We don't get a lot of date nights. All the marriage advice says to make time for them. We would have loved more dates, but there was often not enough money to pay for a sitter and a meal out. So they often didn't happen. I'd like to say, we did stay-at-home dates! They were wonderful! But it's not true. If we stayed at home we had an often-interrupted tv show, perhaps a drink for one of us, and one or both of us passed out asleep before finishing either the drink or the show. That's not a date, that's Tuesday night. This continues to be a challenge as we pass the decade mark. America doesn't value child care or parenting breaks, so as a society it supports neither. When the high schoolers want 10$ an hour to watch the kids, and one of us doesn't make much more than that at work, it quickly becomes absurd to try to go out when we realize we are spending most of a week's pay to go out for an evening. We joke that it would be nice to get a divorce, so we could go out more often. But it's half way not a joke either. The parents we know that have time for dates, have an ex-spouse (or two) to drop the kids with. (Or retired, healthy and close parents.) That's not a sustainable way to save a marriage. It's a struggle.
I'd love to explore more non-nuclear-family living arrangement and see if my hypothesis about more adults bears out. Co-house with another family. Add another adult to our marriage. Live with an adult sibling or cousin or nephew.  Something, anything, that increases that adult to child ratio and see if that eases the raising-children burden enough to allow for healthy marriage upkeep. If I get the opportunity I'll keep y'all in the loop.

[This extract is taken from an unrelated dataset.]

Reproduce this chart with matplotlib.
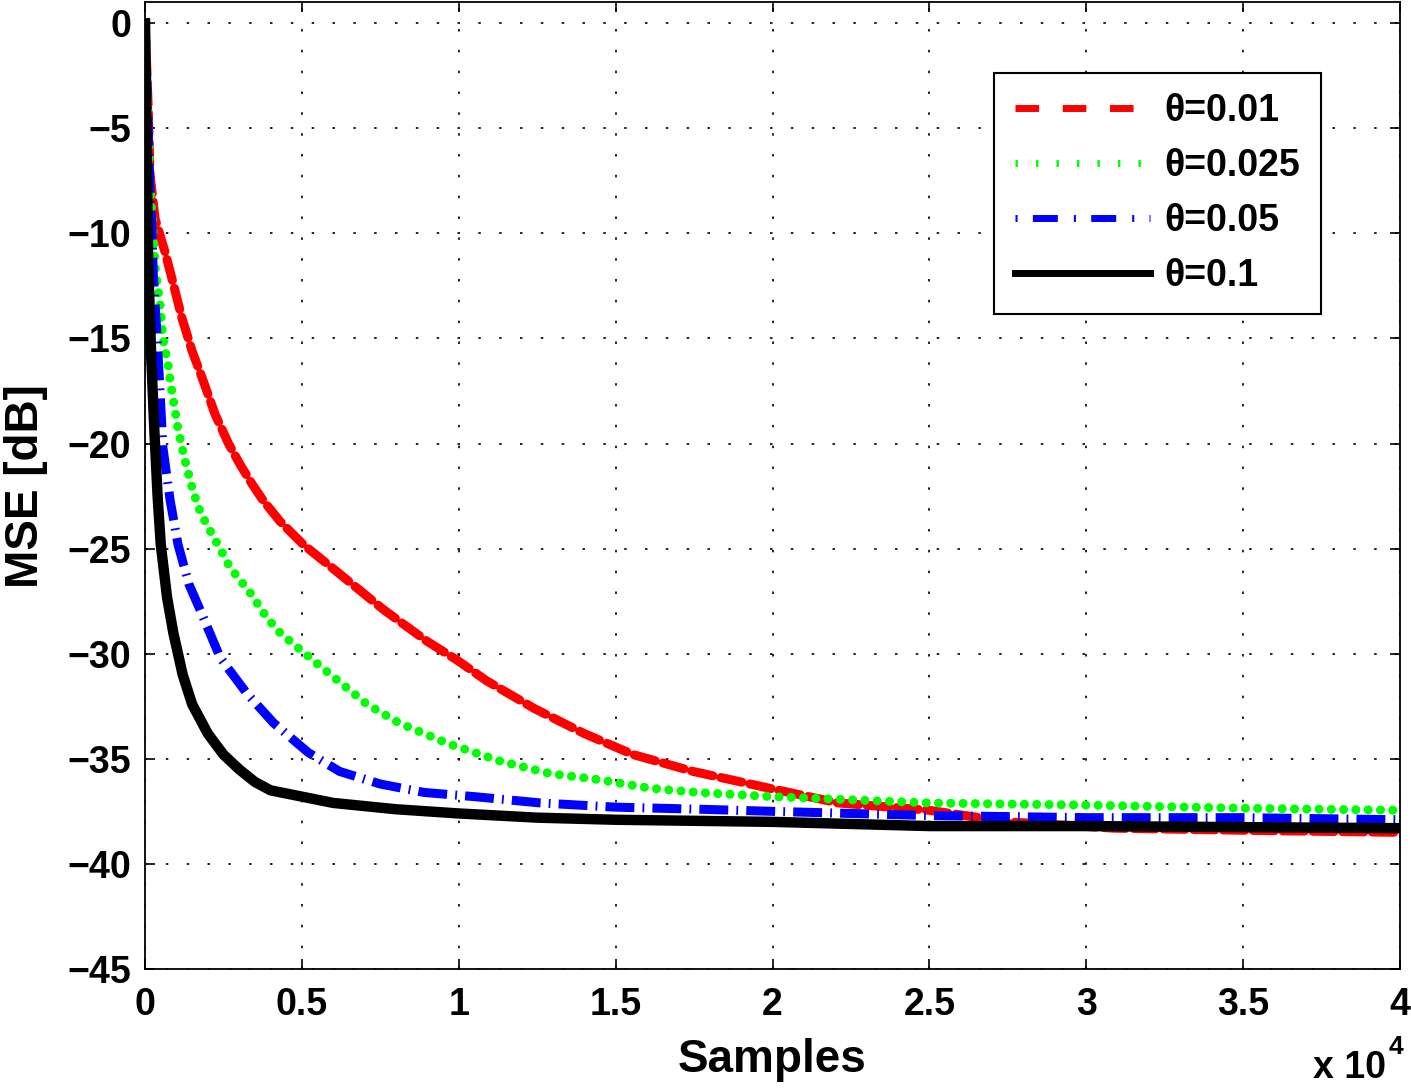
import matplotlib
matplotlib.use('Agg')
import matplotlib.pyplot as plt
from matplotlib.lines import Line2D

# samples in units of 1e4, MSE in dB
x_red = [0, 0.004, 0.01, 0.016, 0.032, 0.064, 0.09, 0.117, 0.15, 0.185, 0.223, 0.266, 0.303,
         0.34, 0.376, 0.43, 0.504, 0.62, 0.76, 0.898, 0.994, 1.09, 1.24, 1.40, 1.556, 1.747,
         1.99, 2.21, 2.5, 2.75, 3.09, 3.5, 4.0]
mse_red = [0, -1.5, -4, -7.2, -9.3, -10.9, -12.4, -14.0, -15.6, -17.0, -18.6, -20.0, -21.0,
           -21.9, -22.7, -23.7, -24.8, -26.2, -27.9, -29.4, -30.3, -31.3, -32.6, -33.8, -34.8, -35.6,
           -36.4, -37.1, -37.45, -38.0, -38.3, -38.4, -38.5]

x_green = [0, 0.016, 0.026, 0.032, 0.048, 0.057, 0.073, 0.08, 0.105, 0.127, 0.15, 0.169, 0.191,
           0.213, 0.239, 0.271, 0.335, 0.389, 0.43, 0.494, 0.6, 0.707, 0.81, 0.97, 1.13, 1.29,
           1.45, 1.61, 1.76, 2.0, 2.5, 3.0, 3.5, 4.0]
mse_green = [0, -7.7, -10, -11.6, -13.4, -15.0, -16.2, -17.0, -19.3, -20.8, -22.1, -23.0, -23.7,
             -24.3, -25.0, -25.9, -27.1, -28.3, -29.0, -29.8, -31.1, -32.4, -33.3, -34.3, -35.1, -35.7,
             -36.0, -36.4, -36.6, -36.8, -37.1, -37.2, -37.35, -37.45]

x_blue = [0, 0.01, 0.016, 0.022, 0.026, 0.038, 0.048, 0.057, 0.08, 0.105, 0.14, 0.175, 0.24,
          0.325, 0.41, 0.52, 0.62, 0.75, 0.89, 1.05, 1.26, 1.5, 1.77, 2.0, 2.5, 3.0, 3.5, 4.0]
mse_blue = [0, -5, -8.1, -9.8, -11.9, -14.8, -17.6, -20.2, -22.7, -24.8, -26.7, -27.9, -30.2,
            -31.9, -33.3, -34.7, -35.6, -36.2, -36.6, -36.8, -37.1, -37.3, -37.4, -37.5, -37.7, -37.8,
            -37.8, -37.9]

x_black = [0, 0.005, 0.01, 0.02, 0.03, 0.04, 0.05, 0.07, 0.09, 0.12, 0.15, 0.2, 0.25, 0.3,
           0.35, 0.4, 0.5, 0.6, 0.8, 1.0, 1.25, 1.5, 2.0, 2.5, 3.0, 3.5, 4.0]
mse_black = [0, -6, -11.5, -16, -19.5, -22.5, -24.8, -27.3, -29, -31, -32.4, -33.8, -34.8, -35.5,
             -36.1, -36.5, -36.8, -37.1, -37.4, -37.6, -37.8, -37.9, -38.0, -38.2, -38.2, -38.25,
             -38.3]

labels = ['θ=0.01', 'θ=0.025', 'θ=0.05', 'θ=0.1']
xticks = [0, 0.5, 1, 1.5, 2, 2.5, 3, 3.5, 4]
xticklabels = ['0', '0.5', '1', '1.5', '2', '2.5', '3', '3.5', '4']
yticks = [0, -5, -10, -15, -20, -25, -30, -35, -40, -45]

plt.rcParams['font.family'] = ['Liberation Sans', 'DejaVu Sans']
plt.rcParams['font.weight'] = 'bold'

fig = plt.figure(figsize=(14.11, 10.89), dpi=100)
ax = fig.add_axes([0.1028, 0.1102, 0.8894, 0.8878])

# noisy curves in the original make the patterns look denser along the line
ax.plot(x_red, mse_red, color=(1, 0, 0), lw=6.5, dashes=(2.4, 0.9), dash_capstyle='round')
ax.plot(x_green, mse_green, color=(0, 1, 0), lw=6.5, dashes=(0.01, 1.35), dash_capstyle='round')
ax.plot(x_blue, mse_blue, color=(0, 0, 1), lw=6.5, dashes=(3.2, 0.9, 0.2, 0.9))
ax.plot(x_black, mse_black, color='k', lw=7.5)

ax.set_xlim(0, 4)
ax.set_ylim(-45, 1)
ax.set_xticks(xticks)
ax.set_xticklabels(xticklabels)
ax.set_yticks(yticks)

ax.grid(True, color='k', lw=1.2, linestyle=(0, (1.5, 11)))
ax.tick_params(direction='in', top=True, right=True, length=7, width=1.2,
               labelsize=27, pad=10)
ax.tick_params(axis='x', pad=13)
for s in ax.spines.values():
    s.set_linewidth(1.3)

ax.set_xlabel('Samples', fontsize=33, fontweight='bold', labelpad=11)
ax.set_ylabel('MSE [dB]', fontsize=33, fontweight='bold', labelpad=14)

fig.text(0.982, 0.003, 'x 10', fontsize=27, fontweight='bold', ha='right', va='bottom')
fig.text(0.984, 0.028, '4', fontsize=19, fontweight='bold', ha='left', va='bottom')

handles = [
    Line2D([], [], color=(1, 0, 0), lw=5, dashes=(3.4, 3.4)),
    Line2D([], [], color=(0, 1, 0), lw=5, dashes=(0.35, 2.6)),
    Line2D([], [], color=(0, 0, 1), lw=5, dashes=(0.3, 2.2, 3.6, 2.3)),
    Line2D([], [], color='k', lw=5),
]
leg = ax.legend(handles, labels, loc='upper right', bbox_to_anchor=(0.937, 0.927),
                borderaxespad=0, prop={'size': 27, 'weight': 'bold'}, fancybox=False,
                edgecolor='k', framealpha=1, handlelength=3.6, handletextpad=0.4,
                labelspacing=0.5, borderpad=0.55)
leg.get_frame().set_linewidth(1.5)

fig.savefig('out.png', dpi=100)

Finally, speaking of family arrangements, I know some of you clicked through because you are curious if I would say anything about the open part of our marriage. We consider ourselves Polyamorous. We've both had other partners over the last 10 years. Some more serious than others. I was poly before I started dating Dave, and he had had poly relationships before me. I've never really been monogamous as an adult. More than that, I am a woman who spends most of her time with men. I work as an engineer in the construction field, it's a rare day when I'm *not* the only woman on the job site. I'm the only woman on my engineering team. I'm a dancer, and I mostly dance with men. This was true before my marriage and I was clear that all of that would continue to be true after marriage. So jealousy and possessiveness are not traits I have the time or inclination to deal with. I love freely, bigly, and muchly. My love for my second child doesn't decrease the love for my first born. It's the same with my adult relationships. Does it make things more complicated? Yes, it occasionally does. Is it worth it? Yes, I believe so. Love is always worth it. It has gotten more interesting as the kids age. Now they ask questions and want to know what's going on and they form their own relationships with our metamours. I find it endlessly fascinating.

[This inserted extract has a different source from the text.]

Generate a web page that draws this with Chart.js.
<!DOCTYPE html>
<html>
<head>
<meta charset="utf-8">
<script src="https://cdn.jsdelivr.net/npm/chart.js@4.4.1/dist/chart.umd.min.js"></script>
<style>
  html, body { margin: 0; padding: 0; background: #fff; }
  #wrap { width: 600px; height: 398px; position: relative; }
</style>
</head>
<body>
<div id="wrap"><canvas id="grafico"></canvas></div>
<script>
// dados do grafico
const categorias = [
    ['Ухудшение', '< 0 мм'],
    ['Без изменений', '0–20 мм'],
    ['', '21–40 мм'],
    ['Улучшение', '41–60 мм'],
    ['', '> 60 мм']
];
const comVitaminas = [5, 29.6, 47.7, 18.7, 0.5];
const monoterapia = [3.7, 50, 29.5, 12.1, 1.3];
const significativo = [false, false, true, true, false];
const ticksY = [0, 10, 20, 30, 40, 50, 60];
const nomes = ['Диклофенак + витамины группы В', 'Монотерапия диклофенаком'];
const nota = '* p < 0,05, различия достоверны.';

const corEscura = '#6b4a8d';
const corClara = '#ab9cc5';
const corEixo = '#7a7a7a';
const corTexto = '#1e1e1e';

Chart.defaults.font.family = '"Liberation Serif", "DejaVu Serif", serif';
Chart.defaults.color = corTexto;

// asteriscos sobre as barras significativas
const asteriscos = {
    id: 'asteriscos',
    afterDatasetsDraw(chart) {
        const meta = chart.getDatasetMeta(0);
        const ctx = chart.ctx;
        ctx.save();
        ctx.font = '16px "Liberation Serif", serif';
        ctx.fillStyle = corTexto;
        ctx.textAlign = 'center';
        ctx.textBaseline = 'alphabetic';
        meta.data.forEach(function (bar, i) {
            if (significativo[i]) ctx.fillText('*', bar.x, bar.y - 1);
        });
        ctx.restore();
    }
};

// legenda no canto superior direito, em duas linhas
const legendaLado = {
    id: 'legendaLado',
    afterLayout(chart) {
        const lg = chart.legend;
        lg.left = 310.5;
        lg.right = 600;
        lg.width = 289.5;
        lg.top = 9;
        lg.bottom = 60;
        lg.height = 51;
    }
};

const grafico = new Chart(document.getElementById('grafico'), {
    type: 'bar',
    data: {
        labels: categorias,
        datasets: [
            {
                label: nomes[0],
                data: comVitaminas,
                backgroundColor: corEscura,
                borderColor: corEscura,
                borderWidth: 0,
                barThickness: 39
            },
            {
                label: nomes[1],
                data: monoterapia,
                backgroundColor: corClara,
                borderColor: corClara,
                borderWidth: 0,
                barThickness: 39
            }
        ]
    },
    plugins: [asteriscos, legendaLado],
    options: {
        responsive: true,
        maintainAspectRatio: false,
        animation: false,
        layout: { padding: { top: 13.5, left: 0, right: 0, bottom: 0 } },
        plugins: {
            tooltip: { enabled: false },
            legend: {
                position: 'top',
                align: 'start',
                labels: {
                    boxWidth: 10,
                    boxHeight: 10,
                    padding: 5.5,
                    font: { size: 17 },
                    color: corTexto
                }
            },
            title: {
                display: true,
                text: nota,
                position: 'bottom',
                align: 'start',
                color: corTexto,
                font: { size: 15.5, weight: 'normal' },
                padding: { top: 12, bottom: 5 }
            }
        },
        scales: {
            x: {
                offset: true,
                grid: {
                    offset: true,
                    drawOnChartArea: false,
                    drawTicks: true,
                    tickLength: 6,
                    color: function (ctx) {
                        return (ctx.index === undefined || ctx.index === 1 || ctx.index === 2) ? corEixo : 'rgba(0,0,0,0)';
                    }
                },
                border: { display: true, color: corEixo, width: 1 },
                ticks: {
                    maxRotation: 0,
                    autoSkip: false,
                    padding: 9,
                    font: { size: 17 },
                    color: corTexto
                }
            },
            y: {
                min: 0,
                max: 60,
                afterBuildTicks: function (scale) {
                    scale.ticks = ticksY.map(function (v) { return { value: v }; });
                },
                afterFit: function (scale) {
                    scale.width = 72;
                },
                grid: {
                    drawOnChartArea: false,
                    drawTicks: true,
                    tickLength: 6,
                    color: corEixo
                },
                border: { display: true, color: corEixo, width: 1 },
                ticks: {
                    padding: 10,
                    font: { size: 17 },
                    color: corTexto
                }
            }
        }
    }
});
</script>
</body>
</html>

Life will of course continue on. Our eldest will hit 10 next spring, the crushing weight of baby care and toddler raising are behind us. (While my body may occasionally ache for another baby, I refer you to the previous mention of the economic disaster that is childbirth in America. As science is my witness we will be having no more babies.) The more cerebral challenges of middle school and teens are ahead of us. Hopefully we have at least another decade of loving and laughing together to look forward to. Even if we don't, if one or both of us grow away from this partnership, I have no regrets about loving Dave.